Between the fabric of this film there is also a larger mystery that I’d like to get to the bottom of, and no, it’s not this film’s plot twist, but rather – the identity of this film itself. Ironic perhaps that a story about a girl having an identity crisis has one of its very own. Last Night in Soho may weave together time periods with masterful skill, but it struggles with genres, and when you run your hand across it, you begin to notice things feel anything but seamless. Frankly, the forced injection of horror throughout this narrative was odd, you could feel it shaking under its own weight. Aside from the popularized trend of horror allegory, there is little in this story to truly justify it literally being a horror. The bulk of this story’s emotional and even thematic impact is fueled largely by its mystery elements and the juxtaposition of time periods we see. Any and all horror in this film feels plainly and simply, misplaced. Why this story was made into a horror is the greatest mystery to me.
Thankfully this film is a sight for sore eyes, with its exquisite set-pieces making each sequence feel more extravagant than the next. The inky neon lighting largely seen throughout the night time sequences of the 1960’s create an aura of mystique and sinister undertones. Meanwhile the blander modern day setting largely feels safer, again juxtaposing the two realities that Eloise seemingly jumps between. It’s really the incredible use of lighting that gives this film such texture, everything feels delightfully cinematic and larger than life. Wright’s distinct clever edits can be seen, albeit used conservatively but they undoubtedly add to the whole affair.
As for sound, the literal needle drops in Last Night in Soho are easily one of the film’s best qualities and it wouldn’t be an Edgar Wright film without some catchy tunes. Compiling an excellent range of songs from the 1960s with a few from the 1980s, the music throughout the film doesn’t seem to feel overstuffed. Each soundtrack is played for the appropriate amount of time and when they are being played it mostly enhances the vibe the scenes are trying to achieve.

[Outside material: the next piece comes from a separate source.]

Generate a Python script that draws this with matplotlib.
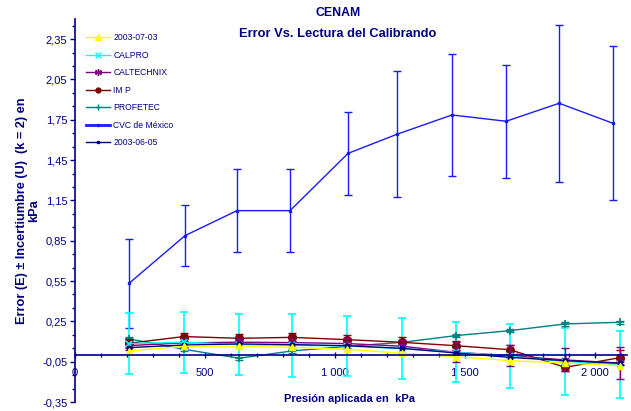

Last Night in Soho feels as though director Edgar Wright is rebelling to the idea of his skills being placed into a box; that he can only make a certain kind of film in a certain kind of way and perhaps this film is his antidote for it, or a statement that it shouldn’t be this way. The result from all this is that I ultimately hungered to see this director do the things he is good at. I can’t knock a man for wanting to prove his talents aren’t narrow, but I also can’t give away praise when the result is somewhat middling. Wright is a fantastic film-maker, which is why it’s so difficult to see him try to prove it.